The “Colors Never Match My Vision” Plateau

Color matching frustration is common when moving toward more realistic work. Invest time in color theory study—understand complementary colors, value (light to dark), and saturation. Create a thread library organized by color family. Practice thread blending on scraps before committing to your main project. Start one project using only a three-color palette to develop confidence in subtle variation, then gradually increase complexity.

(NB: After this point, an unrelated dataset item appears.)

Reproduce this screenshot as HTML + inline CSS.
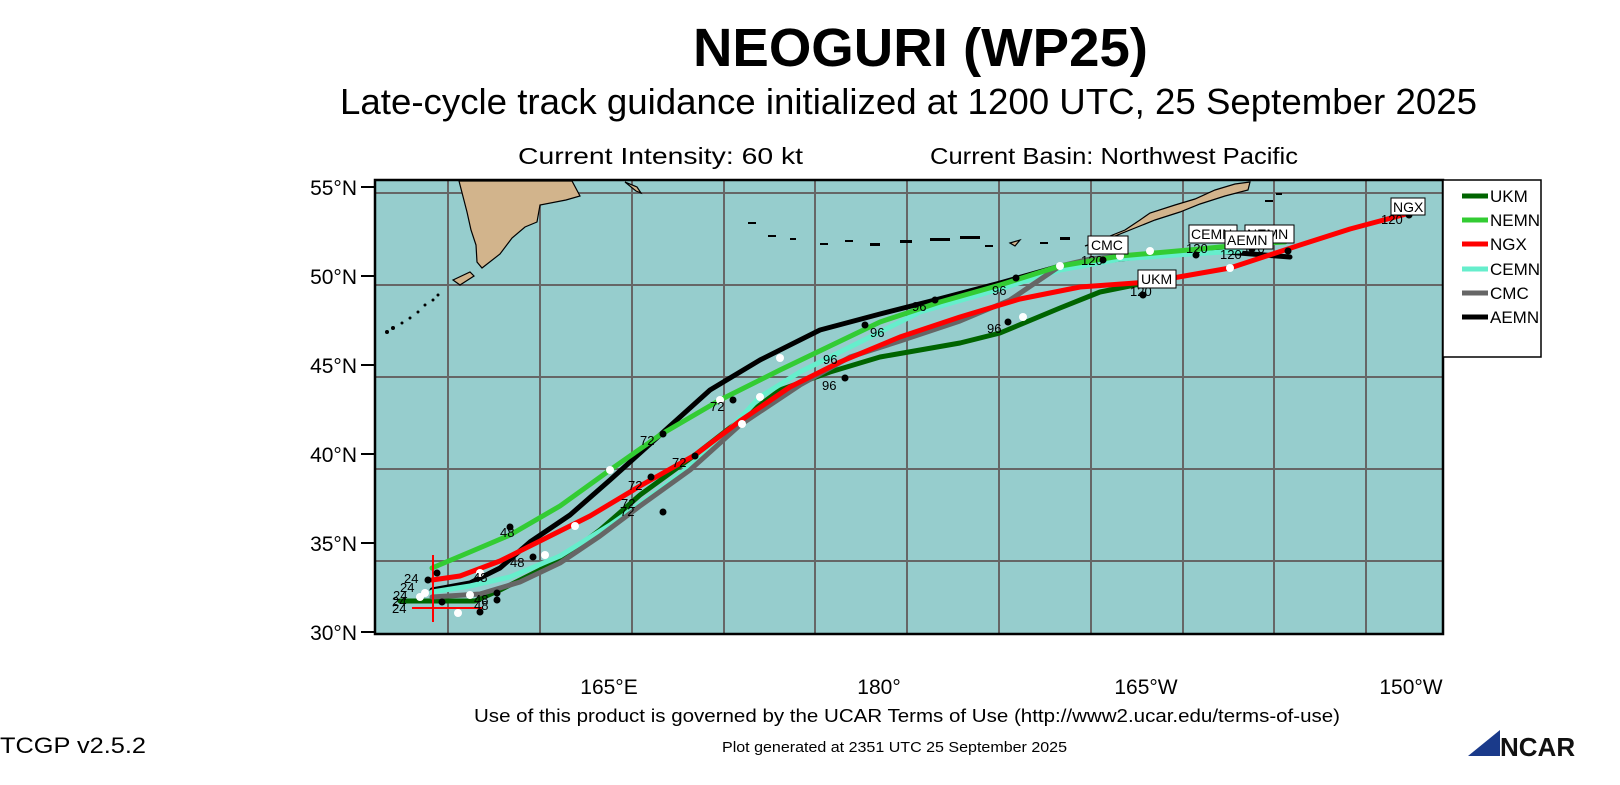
<!DOCTYPE html>
<html><head><meta charset="utf-8"><style>
body{margin:0;width:1620px;height:780px;background:#fff;overflow:hidden;font-family:"Liberation Sans",sans-serif}
</style></head><body>
<svg width="1620" height="780" xmlns="http://www.w3.org/2000/svg" font-family="Liberation Sans, sans-serif">
<text x="693" y="66" font-size="54" font-weight="bold" textLength="455" lengthAdjust="spacingAndGlyphs">NEOGURI (WP25)</text>
<text x="340" y="114" font-size="36" textLength="1137" lengthAdjust="spacingAndGlyphs">Late-cycle track guidance initialized at 1200 UTC, 25 September 2025</text>
<text x="518" y="164" font-size="23" textLength="285" lengthAdjust="spacingAndGlyphs">Current Intensity: 60 kt</text>
<text x="930" y="164" font-size="23" textLength="368" lengthAdjust="spacingAndGlyphs">Current Basin: Northwest Pacific</text>
<rect x="375" y="180" width="1068" height="454" fill="#96cdcd"/>
<g stroke="#666" stroke-width="2">
<line x1="448" y1="180" x2="448" y2="634"/><line x1="540" y1="180" x2="540" y2="634"/><line x1="632" y1="180" x2="632" y2="634"/><line x1="724" y1="180" x2="724" y2="634"/><line x1="815" y1="180" x2="815" y2="634"/><line x1="907" y1="180" x2="907" y2="634"/><line x1="999" y1="180" x2="999" y2="634"/><line x1="1091" y1="180" x2="1091" y2="634"/><line x1="1183" y1="180" x2="1183" y2="634"/><line x1="1274" y1="180" x2="1274" y2="634"/><line x1="1366" y1="180" x2="1366" y2="634"/>
<line x1="375" y1="193" x2="1443" y2="193"/><line x1="375" y1="285" x2="1443" y2="285"/><line x1="375" y1="377" x2="1443" y2="377"/><line x1="375" y1="469" x2="1443" y2="469"/><line x1="375" y1="561" x2="1443" y2="561"/>
</g>
<g fill="#d2b48c" stroke="#000" stroke-width="1.2">
<path d="M459,181 L572,181 L580,196 L566,200 L540,205 L537,222 L525,227 L512,238 L500,254 L482,268 L477,262 L476,245 L471,230 L467,212 Z"/>
<path d="M453,280 L470,272 L474,276 L460,285 Z"/>
<path d="M625,182 L637,187 L641,193 L636,191 Z"/>
<path d="M1085,246 L1100,240 L1125,230 L1140,220 L1150,213 L1175,205 L1195,199 L1215,190 L1235,184 L1250,182 L1248,190 L1225,196 L1200,204 L1180,212 L1155,220 L1135,228 L1110,238 Z"/>
<path d="M1010,243 L1020,240 L1015,246 Z"/>
</g>
<g fill="#000">
<circle cx="438" cy="295" r="1.5"/><circle cx="433" cy="300" r="1.5"/><circle cx="425" cy="305" r="1.5"/><circle cx="418" cy="312" r="1.5"/><circle cx="410" cy="318" r="1.5"/><circle cx="402" cy="323" r="1.5"/><circle cx="393" cy="328" r="2"/><circle cx="387" cy="332" r="2"/>
<rect x="748" y="222" width="8" height="2"/><rect x="768" y="235" width="8" height="2"/><rect x="790" y="238" width="6" height="2"/><rect x="820" y="243" width="8" height="2"/><rect x="845" y="240" width="8" height="2"/><rect x="870" y="243" width="10" height="3"/><rect x="900" y="240" width="12" height="3"/><rect x="930" y="238" width="20" height="3"/><rect x="960" y="236" width="20" height="3"/><rect x="985" y="245" width="8" height="2"/><rect x="1040" y="242" width="8" height="2"/><rect x="1060" y="237" width="10" height="3"/>
<rect x="1276" y="193" width="6" height="2"/><rect x="1265" y="200" width="8" height="2"/>
</g>
<g fill="none" stroke-width="5" stroke-linejoin="round" stroke-linecap="round">
<polyline stroke="#006400" points="400,601 432,601 475,601 500,590 560,560 600,530 640,495 695,455 740,420 780,390 830,372 880,357 960,343 1000,333 1060,308 1100,292 1160,280"/>
<polyline stroke="#000" points="432,590 470,583 500,568 530,542 570,515 610,480 660,435 710,390 760,360 820,330 880,314 935,300 1000,283 1060,266 1200,250 1290,257"/>
<polyline stroke="#66eecc" points="432,592 470,586 510,577 560,556 610,525 660,490 710,450 760,397 800,372 860,342 920,312 1000,289 1060,270 1120,259 1190,254 1240,251"/>
<polyline stroke="#666" points="432,597 480,594 520,582 560,563 600,536 640,506 690,470 740,425 800,385 850,357 900,341 960,321 1010,300 1060,266 1090,259 1112,257"/>
<polyline stroke="#33cc33" points="432,568 470,552 510,535 560,506 610,470 660,435 720,400 780,370 830,346 880,322 940,302 1000,285 1060,266 1120,256 1200,249 1250,244 1285,242"/>
<polyline stroke="#ff0000" points="432,580 460,576 500,561 540,541 590,516 640,486 695,455 740,421 790,387 840,362 900,337 960,317 1020,299 1080,287 1150,282 1230,268 1300,245 1350,229 1410,213"/>
</g>
<line x1="433" y1="555" x2="433" y2="622" stroke="#f00" stroke-width="2"/>
<line x1="412" y1="608" x2="482" y2="608" stroke="#f00" stroke-width="2"/>
<g fill="#fff"><circle cx="480" cy="573" r="4"/><circle cx="470" cy="595" r="4"/><circle cx="575" cy="526" r="4"/><circle cx="545" cy="555" r="4"/><circle cx="610" cy="470" r="4"/><circle cx="720" cy="400" r="4"/><circle cx="742" cy="424" r="4"/><circle cx="760" cy="397" r="4"/><circle cx="780" cy="358" r="4"/><circle cx="1060" cy="266" r="4"/><circle cx="1120" cy="256" r="4"/><circle cx="1150" cy="251" r="4"/><circle cx="1230" cy="268" r="4"/><circle cx="1023" cy="317" r="4"/><circle cx="425" cy="593" r="4"/><circle cx="420" cy="597" r="4"/><circle cx="458" cy="613" r="4"/></g>
<g fill="#000"><circle cx="437" cy="573" r="3.5"/><circle cx="510" cy="527" r="3.5"/><circle cx="533" cy="557" r="3.5"/><circle cx="497" cy="593" r="3.5"/><circle cx="663" cy="434" r="3.5"/><circle cx="651" cy="477" r="3.5"/><circle cx="663" cy="512" r="3.5"/><circle cx="733" cy="400" r="3.5"/><circle cx="695" cy="456" r="3.5"/><circle cx="865" cy="325" r="3.5"/><circle cx="935" cy="300" r="3.5"/><circle cx="1008" cy="322" r="3.5"/><circle cx="845" cy="378" r="3.5"/><circle cx="1016" cy="278" r="3.5"/><circle cx="1143" cy="295" r="3.5"/><circle cx="1252" cy="249" r="3.5"/><circle cx="1288" cy="251" r="3.5"/><circle cx="1409" cy="215" r="3.5"/><circle cx="1103" cy="260" r="3.5"/><circle cx="1196" cy="255" r="3.5"/><circle cx="428" cy="580" r="3.5"/><circle cx="442" cy="602" r="3.5"/><circle cx="480" cy="612" r="3.5"/><circle cx="497" cy="600" r="3.5"/></g>
<g font-size="13" fill="#000">
<text x="404" y="583">24</text><text x="400" y="592">24</text><text x="393" y="600">24</text><text x="392" y="606">24</text><text x="392" y="613">24</text>
<text x="500" y="537">48</text><text x="510" y="567">48</text><text x="473" y="582">48</text><text x="474" y="610">48</text><text x="474" y="604">48</text>
<text x="640" y="445">72</text><text x="710" y="411">72</text><text x="672" y="467">72</text><text x="628" y="490">72</text><text x="621" y="508">72</text><text x="620" y="516">72</text>
<text x="870" y="337">96</text><text x="912" y="311">96</text><text x="992" y="295">96</text><text x="987" y="333">96</text><text x="823" y="364">96</text><text x="822" y="390">96</text>
<text x="1081" y="265">120</text><text x="1130" y="296">120</text><text x="1186" y="253">120</text><text x="1220" y="259">120</text><text x="1243" y="253">120</text><text x="1381" y="224">120</text>
</g>
<g font-size="14">
<rect x="1088" y="236" width="40" height="18" fill="#fff" stroke="#000"/><text x="1091" y="250">CMC</text>
<rect x="1138" y="270" width="38" height="18" fill="#fff" stroke="#000"/><text x="1141" y="284">UKM</text>
<rect x="1189" y="225" width="48" height="18" fill="#fff" stroke="#000"/><text x="1191" y="239">CEMN</text>
<rect x="1245" y="225" width="49" height="18" fill="#fff" stroke="#000"/><text x="1247" y="239">NEMN</text>
<rect x="1225" y="231" width="48" height="18" fill="#fff" stroke="#000"/><text x="1227" y="245">AEMN</text>
<rect x="1391" y="198" width="34" height="17" fill="#fff" stroke="#000"/><text x="1393" y="212">NGX</text>
</g>
<rect x="375" y="180" width="1068" height="454" fill="none" stroke="#000" stroke-width="2.5"/>
<g stroke="#000" stroke-width="2"><line x1="361" y1="187" x2="375" y2="187"/><line x1="361" y1="276" x2="375" y2="276"/><line x1="361" y1="365" x2="375" y2="365"/><line x1="361" y1="454" x2="375" y2="454"/><line x1="361" y1="543" x2="375" y2="543"/><line x1="361" y1="632" x2="375" y2="632"/></g>
<g font-size="21" text-anchor="end"><text x="357" y="195">55°N</text><text x="357" y="284">50°N</text><text x="357" y="373">45°N</text><text x="357" y="462">40°N</text><text x="357" y="551">35°N</text><text x="357" y="640">30°N</text></g>
<g font-size="21" text-anchor="middle"><text x="609" y="694">165°E</text><text x="879" y="694">180°</text><text x="1146" y="694">165°W</text><text x="1411" y="694">150°W</text></g>
<rect x="1443" y="180" width="98" height="177" fill="#fff" stroke="#000" stroke-width="1.5"/>
<g stroke-width="5"><line x1="1462" y1="196" x2="1488" y2="196" stroke="#006400"/><line x1="1462" y1="220" x2="1488" y2="220" stroke="#33cc33"/><line x1="1462" y1="244" x2="1488" y2="244" stroke="#f00"/><line x1="1462" y1="269" x2="1488" y2="269" stroke="#66eecc"/><line x1="1462" y1="293" x2="1488" y2="293" stroke="#666"/><line x1="1462" y1="317" x2="1488" y2="317" stroke="#000"/></g>
<g font-size="17"><text x="1490" y="202">UKM</text><text x="1490" y="226">NEMN</text><text x="1490" y="250">NGX</text><text x="1490" y="275">CEMN</text><text x="1490" y="299">CMC</text><text x="1490" y="323">AEMN</text></g>
<text x="474" y="722" font-size="18" textLength="866" lengthAdjust="spacingAndGlyphs">Use of this product is governed by the UCAR Terms of Use (http://www2.ucar.edu/terms-of-use)</text>
<text x="0" y="753" font-size="22" textLength="146" lengthAdjust="spacingAndGlyphs">TCGP v2.5.2</text>
<text x="722" y="752" font-size="15" textLength="345" lengthAdjust="spacingAndGlyphs">Plot generated at 2351 UTC   25 September 2025</text>
<path d="M1468,756 L1500,730 L1500,756 Z" fill="#1a3a8a"/>
<text x="1500" y="756" font-size="26" font-weight="bold" fill="#111">NCAR</text>
</svg>
</body></html>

The “I Can’t Finish Large Projects” Plateau

Advanced embroiderers often struggle with completion when projects span months. Break the plateau by dividing large pieces into achievable sections with mini-deadlines. Create a progress tracker showing percentage complete. Switch between different areas of a project when one section becomes monotonous. Consider working on 2-3 smaller projects simultaneously rather than one massive piece to maintain variety and motivation.

Resources for Every Level

  • Beginner: “Embroidery 1-2-3” books with illustrated stitch guides, YouTube channels dedicated to basic stitch tutorials, embroidery sampler kits with pre-printed patterns.
  • Intermediate: Advanced stitch dictionaries, color theory books for fiber artists, online communities sharing complex pattern designs, thread-painting reference guides and anatomy resources.
  • Advanced: Art embroidery magazines and journals, exhibition catalogs from contemporary fiber artists, specialized workshops and masterclasses, professional embroidery design software.